WESTCHESTER, Calif. — Westchester Park has a special place in 67-year-old Chip Mallek’s heart.
“I played baseball over here, in the younger days when I could move around,” he said.
It was during those baseball games that his future wife noticed him, and a few years later, he was coaching t-ball for his kids on the same field.
“I would have to tell them in which direction to run,” he said with a smile as he remembers those days.
The field has been recently remodeled and is scheduled to open at the beginning of October, but Mallek is worried few people will get to use it because of what he said are safety issues because of homeless people living in the park.
“My kids could ride their bikes down here and enjoy and have a wonderful time. Now, I wouldn’t send them down there without true adult and multiple adult supervision,” he said.
Mallek is not the only one feeling unsafe and protesting about it.
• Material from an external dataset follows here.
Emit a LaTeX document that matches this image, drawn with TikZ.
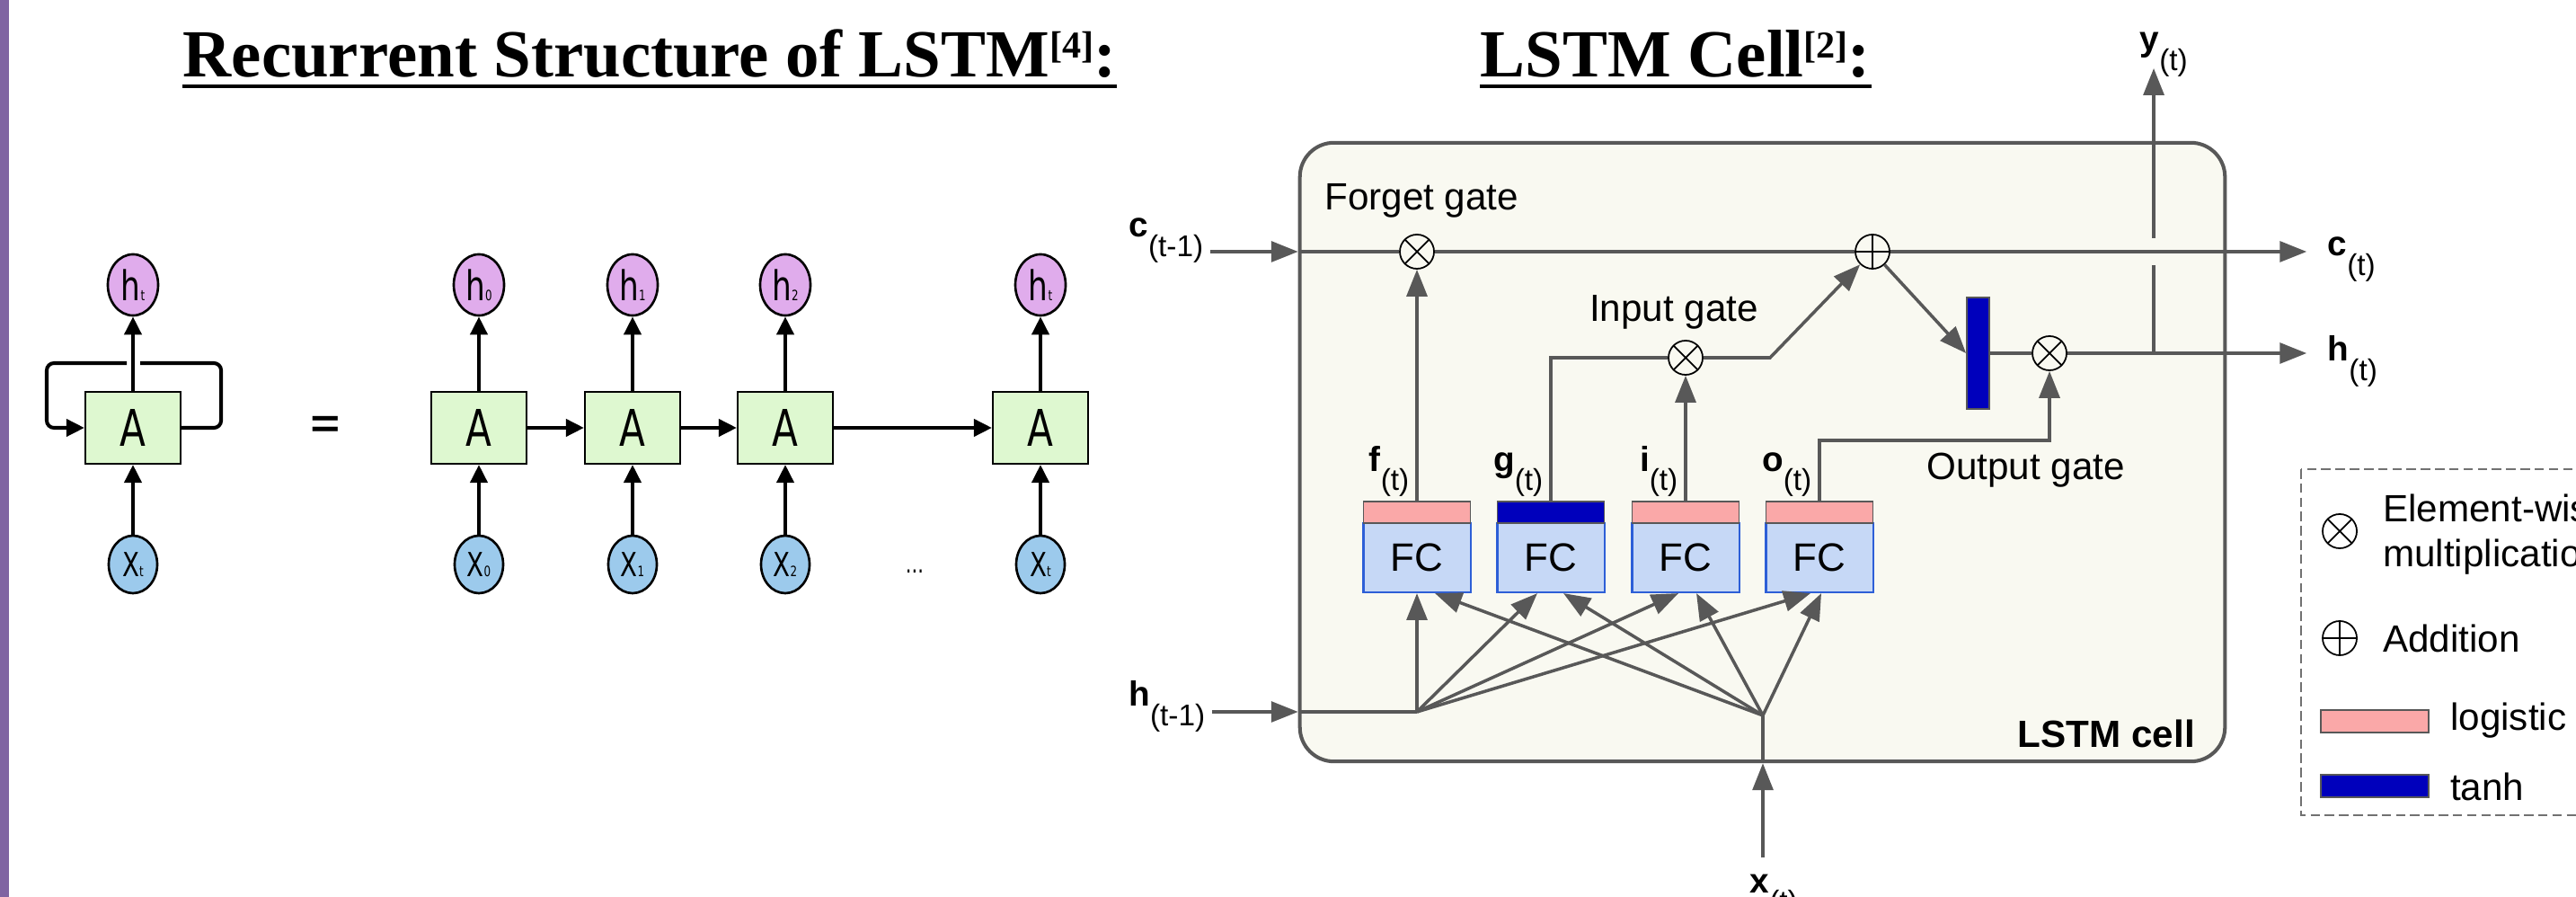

Linda Murata, 73, used to visit the park’s senior center for exercise classes four days a week but not anymore.
“I don’t want to walk by,” she said. “I feel cheated because I live two blocks away.”
During the recent heat wave, she sat at home with no air conditioning, too scared to go to the senior center for cooling.
“I feel abandoned, neglected,” said Murata.
Some residents allege more serious complaints, including a homeless person exposing himself to children, harassing girls at the tennis courts and drug use on park grounds.
Someone else that feels unsafe there is Oscar Barr, a homeless Angeleno who has been sleeping in the designated overnight safe parking area.
“It’s not safe,” he said and told Spectrum News he would move for the kids’ safety, but his storage unit is nearby, and this is the spot the city has designated for overnight safe parking, at least until the opening of the baseball fields.
Mallek, who has volunteered with the homeless community for the last eight years, said he sympathizes for them and said they have proposed many other safe parking sites to city leaders.
On Friday, Los Angeles Recreation and Parks Commissioners announced it would not move forward with a 24/7 Safe Parking Program at Westchester Park.
It will let the current overnight Safe Parking program sunset on Oct. 2 before the opening of the baseball fields.
The announcement comes after significant pushback from residents and community members over using parking lots at the park for homeless housing.